Emit the data below verbatim, stripping out any pictures.

Begin

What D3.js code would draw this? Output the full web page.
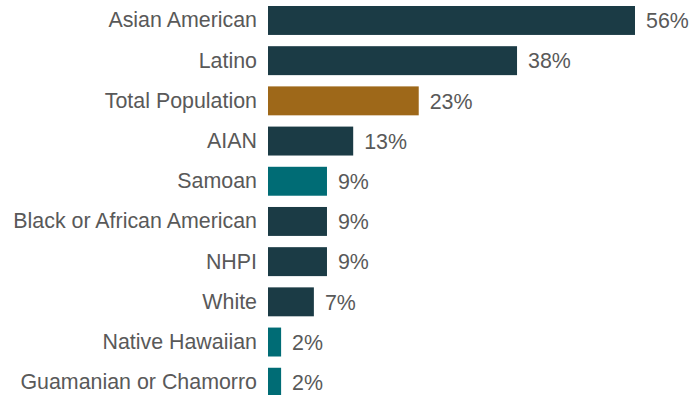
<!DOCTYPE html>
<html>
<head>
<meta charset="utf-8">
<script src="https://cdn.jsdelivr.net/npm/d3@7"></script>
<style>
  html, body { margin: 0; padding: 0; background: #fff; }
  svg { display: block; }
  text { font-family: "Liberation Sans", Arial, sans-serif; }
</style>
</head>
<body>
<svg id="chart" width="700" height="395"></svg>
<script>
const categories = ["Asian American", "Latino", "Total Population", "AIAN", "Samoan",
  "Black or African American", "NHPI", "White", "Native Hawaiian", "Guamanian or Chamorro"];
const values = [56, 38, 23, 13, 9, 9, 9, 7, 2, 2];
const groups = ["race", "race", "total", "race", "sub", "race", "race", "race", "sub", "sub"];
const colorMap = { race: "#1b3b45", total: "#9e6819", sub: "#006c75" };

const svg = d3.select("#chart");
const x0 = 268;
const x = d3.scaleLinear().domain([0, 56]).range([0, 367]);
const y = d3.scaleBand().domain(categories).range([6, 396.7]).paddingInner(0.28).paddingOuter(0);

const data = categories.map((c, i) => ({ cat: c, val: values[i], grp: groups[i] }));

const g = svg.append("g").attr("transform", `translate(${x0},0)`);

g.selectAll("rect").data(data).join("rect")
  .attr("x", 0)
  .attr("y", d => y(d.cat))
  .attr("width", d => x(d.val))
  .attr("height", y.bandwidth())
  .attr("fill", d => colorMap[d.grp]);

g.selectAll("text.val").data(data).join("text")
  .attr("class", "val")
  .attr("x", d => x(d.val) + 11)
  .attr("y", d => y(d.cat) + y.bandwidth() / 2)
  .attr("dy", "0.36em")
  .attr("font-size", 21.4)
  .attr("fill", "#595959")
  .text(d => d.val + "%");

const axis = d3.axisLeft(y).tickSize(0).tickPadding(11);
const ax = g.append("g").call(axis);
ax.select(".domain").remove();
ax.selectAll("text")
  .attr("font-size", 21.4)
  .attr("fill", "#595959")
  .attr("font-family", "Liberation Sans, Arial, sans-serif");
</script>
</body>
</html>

End

**Output:**
What D3.js code would draw this? Output the full web page.
<!DOCTYPE html>
<html>
<head>
<meta charset="utf-8">
<script src="https://cdn.jsdelivr.net/npm/d3@7"></script>
<style>
  html, body { margin: 0; padding: 0; background: #fff; }
  svg { display: block; }
  text { font-family: "Liberation Sans", Arial, sans-serif; }
</style>
</head>
<body>
<svg id="chart" width="700" height="395"></svg>
<script>
const categories = ["Asian American", "Latino", "Total Population", "AIAN", "Samoan",
  "Black or African American", "NHPI", "White", "Native Hawaiian", "Guamanian or Chamorro"];
const values = [56, 38, 23, 13, 9, 9, 9, 7, 2, 2];
const groups = ["race", "race", "total", "race", "sub", "race", "race", "race", "sub", "sub"];
const colorMap = { race: "#1b3b45", total: "#9e6819", sub: "#006c75" };

const svg = d3.select("#chart");
const x0 = 268;
const x = d3.scaleLinear().domain([0, 56]).range([0, 367]);
const y = d3.scaleBand().domain(categories).range([6, 396.7]).paddingInner(0.28).paddingOuter(0);

const data = categories.map((c, i) => ({ cat: c, val: values[i], grp: groups[i] }));

const g = svg.append("g").attr("transform", `translate(${x0},0)`);

g.selectAll("rect").data(data).join("rect")
  .attr("x", 0)
  .attr("y", d => y(d.cat))
  .attr("width", d => x(d.val))
  .attr("height", y.bandwidth())
  .attr("fill", d => colorMap[d.grp]);

g.selectAll("text.val").data(data).join("text")
  .attr("class", "val")
  .attr("x", d => x(d.val) + 11)
  .attr("y", d => y(d.cat) + y.bandwidth() / 2)
  .attr("dy", "0.36em")
  .attr("font-size", 21.4)
  .attr("fill", "#595959")
  .text(d => d.val + "%");

const axis = d3.axisLeft(y).tickSize(0).tickPadding(11);
const ax = g.append("g").call(axis);
ax.select(".domain").remove();
ax.selectAll("text")
  .attr("font-size", 21.4)
  .attr("fill", "#595959")
  .attr("font-family", "Liberation Sans, Arial, sans-serif");
</script>
</body>
</html>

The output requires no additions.